This is a copy of an email to Roger Mansell

Dear Mr Mansell,

I was given your name by Neil MacPherson with whom I have been liasing over the last couple of years as I finished my new biography of my grandfather, Philip Toosey. The book is due out in September, to be published in the UK and Australia by Simon & Schuster and entitled: The Colonel of Tamarkan: Philip Toosey and the Bridge on the River Kwai. We haven’t yet got a US publisher for it but my agent in NY is about to get copies of the proofs and will set to work once he has those.

Neil asked me to get in touch with you and tell you about the book just in case you might be interested in it for your website. The book inevitably looks at the story of the film and how that differs from the real story but it is not an exercise in David Lean bashing as my grandfather thought it was a grand film, just not true in terms of what he and others did in Thailand.

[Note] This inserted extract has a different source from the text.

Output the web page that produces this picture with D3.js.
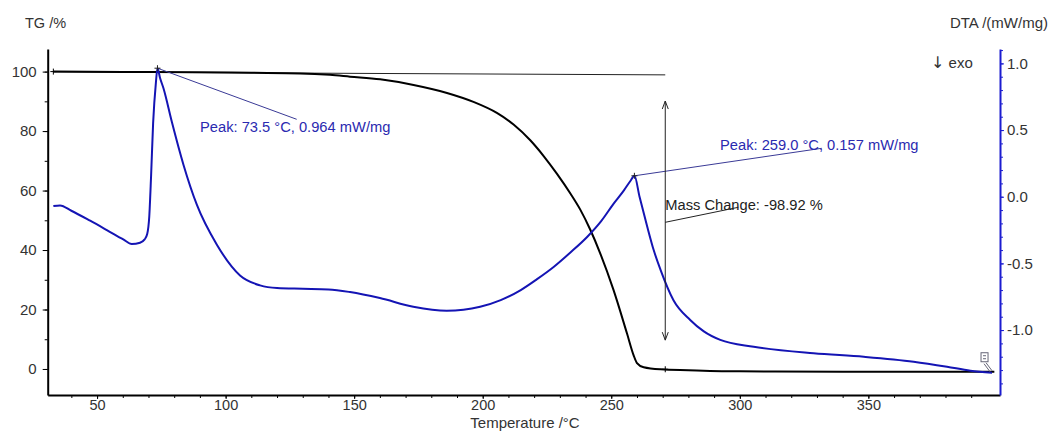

Below is a very brief synopsis:

 

THE COLONEL OF TAMARKAN

Philip Toosey and the Bridge on the River Kwai

JULIE SUMMERS

Alec Guinness won a Best Actor Oscar for his portrayal of the dogmatic but brittle commanding officer in David Lean's film "The Bridge on the River Kwai". While a brilliant performance, it owed more to fiction than fact, as the man who actually commanded the POWs ordered to build the infamous bridges -- there were in fact two: one wooden, one concrete -- was cut from very different cloth.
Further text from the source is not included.